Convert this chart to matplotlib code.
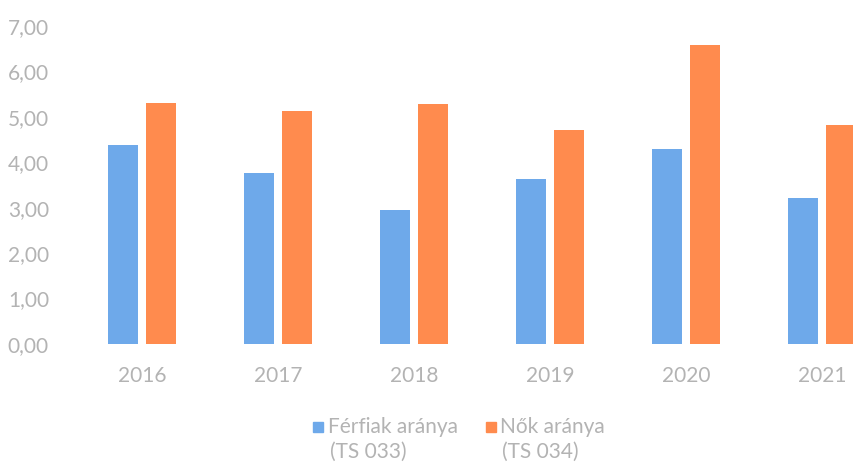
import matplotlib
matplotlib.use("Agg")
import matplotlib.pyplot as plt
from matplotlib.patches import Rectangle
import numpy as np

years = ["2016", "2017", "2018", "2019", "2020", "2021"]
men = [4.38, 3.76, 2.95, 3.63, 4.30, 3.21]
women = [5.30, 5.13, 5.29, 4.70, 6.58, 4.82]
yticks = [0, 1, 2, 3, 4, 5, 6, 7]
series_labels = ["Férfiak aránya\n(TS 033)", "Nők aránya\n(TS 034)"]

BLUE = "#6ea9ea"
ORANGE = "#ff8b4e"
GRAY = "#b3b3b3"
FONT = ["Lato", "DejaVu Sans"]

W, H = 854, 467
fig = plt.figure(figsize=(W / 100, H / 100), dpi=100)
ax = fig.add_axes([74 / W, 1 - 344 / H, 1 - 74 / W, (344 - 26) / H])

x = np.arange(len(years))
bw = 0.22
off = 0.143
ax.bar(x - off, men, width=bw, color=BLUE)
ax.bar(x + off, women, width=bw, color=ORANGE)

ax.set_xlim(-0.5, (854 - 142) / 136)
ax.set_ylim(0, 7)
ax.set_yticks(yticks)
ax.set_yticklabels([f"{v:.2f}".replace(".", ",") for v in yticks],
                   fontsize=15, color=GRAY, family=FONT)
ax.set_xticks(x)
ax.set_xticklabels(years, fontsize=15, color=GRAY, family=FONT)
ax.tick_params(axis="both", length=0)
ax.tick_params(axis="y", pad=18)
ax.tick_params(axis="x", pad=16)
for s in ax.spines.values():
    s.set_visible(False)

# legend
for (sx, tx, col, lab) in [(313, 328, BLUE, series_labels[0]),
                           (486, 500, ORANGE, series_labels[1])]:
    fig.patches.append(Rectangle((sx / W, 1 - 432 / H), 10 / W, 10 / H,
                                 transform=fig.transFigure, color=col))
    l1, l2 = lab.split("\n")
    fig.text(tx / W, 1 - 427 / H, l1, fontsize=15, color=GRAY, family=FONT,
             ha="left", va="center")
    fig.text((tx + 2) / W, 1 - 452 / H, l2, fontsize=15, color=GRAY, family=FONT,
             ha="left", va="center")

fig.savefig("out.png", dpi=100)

> **Your goal**: Begin at the top of the material above and output each line exactly, stopping after the line that holds "s.set_visible(False)". Leave out pictures.

> **Exercise answer**:
Convert this chart to matplotlib code.
import matplotlib
matplotlib.use("Agg")
import matplotlib.pyplot as plt
from matplotlib.patches import Rectangle
import numpy as np

years = ["2016", "2017", "2018", "2019", "2020", "2021"]
men = [4.38, 3.76, 2.95, 3.63, 4.30, 3.21]
women = [5.30, 5.13, 5.29, 4.70, 6.58, 4.82]
yticks = [0, 1, 2, 3, 4, 5, 6, 7]
series_labels = ["Férfiak aránya\n(TS 033)", "Nők aránya\n(TS 034)"]

BLUE = "#6ea9ea"
ORANGE = "#ff8b4e"
GRAY = "#b3b3b3"
FONT = ["Lato", "DejaVu Sans"]

W, H = 854, 467
fig = plt.figure(figsize=(W / 100, H / 100), dpi=100)
ax = fig.add_axes([74 / W, 1 - 344 / H, 1 - 74 / W, (344 - 26) / H])

x = np.arange(len(years))
bw = 0.22
off = 0.143
ax.bar(x - off, men, width=bw, color=BLUE)
ax.bar(x + off, women, width=bw, color=ORANGE)

ax.set_xlim(-0.5, (854 - 142) / 136)
ax.set_ylim(0, 7)
ax.set_yticks(yticks)
ax.set_yticklabels([f"{v:.2f}".replace(".", ",") for v in yticks],
                   fontsize=15, color=GRAY, family=FONT)
ax.set_xticks(x)
ax.set_xticklabels(years, fontsize=15, color=GRAY, family=FONT)
ax.tick_params(axis="both", length=0)
ax.tick_params(axis="y", pad=18)
ax.tick_params(axis="x", pad=16)
for s in ax.spines.values():
    s.set_visible(False)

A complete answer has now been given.